The challenge there isn’t rebuilds and general maintenance…it is data order.
Columnstore index rebuilds and reorgs do NOT fix/change data order, which is what rowgroup elimination relies on. For a clustered columnstore, fixing data order means setting aside some time occasionally to either reorder the existing table (with a clustered rowstore) or do a side-by-side swap. partition swapping can be used to cheat a bit if downtime must be minimized.
Depending on table size and usage patterns, this may very well be something that can be done annually or monthly and automated away to avoid the need for tedious manual work.
I do recommend replacing updates against columnstore indexes with the delete/insert combo. That obviously does not fix the data order issue as under the covers it is all the same, but it does execute faster, which is nice.

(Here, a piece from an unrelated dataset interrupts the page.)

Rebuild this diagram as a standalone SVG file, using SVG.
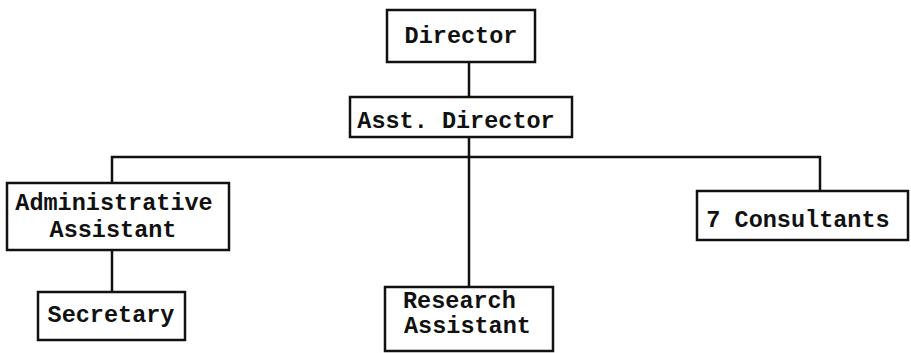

Right, yep, we’re restating the same kinds of things that are covered in class. At the risk of trying to teach the entire class in blog post comments, I’ll gracefully step aside here. Sounds like you’ve got things all under control!
Hi Brent, I took the quiz, but there were a couple of questions where I didn’t know how to answer. I’m planning a large fact table which will have approximately 90M rows per calendar month, partitioned by date into monthly partitions (202201,202202, etc.), and I plan on using either a SWITCH PARTITION or a TRUNCATE TABLE WITH (PARTITIONS(# TO #)) statement instead of a DELETE statement. So, on the test I chose “Never Update It” and “Never Delete it.” Additionally I may have to re-process up to 12 months of partitions daily due to post dated transactions where the accounting date is yesterday, but the transaction effective date is 12 months in the past. On the test everything came up with green check marks, but I’m wondering if the SWITCH or TRUNCATE statements, or reprocessing 12 partitions would have changed the test results. Thank you. Tim.
Sure, for fine grained questions like that, check out my Fundamentals of Columnstore class.
Thank you. I will check that out.
Deletions and truncate are interchangeable in terms of impact on statistics and indexes, including columnstore indexes. It should work just fine in the use case you describe.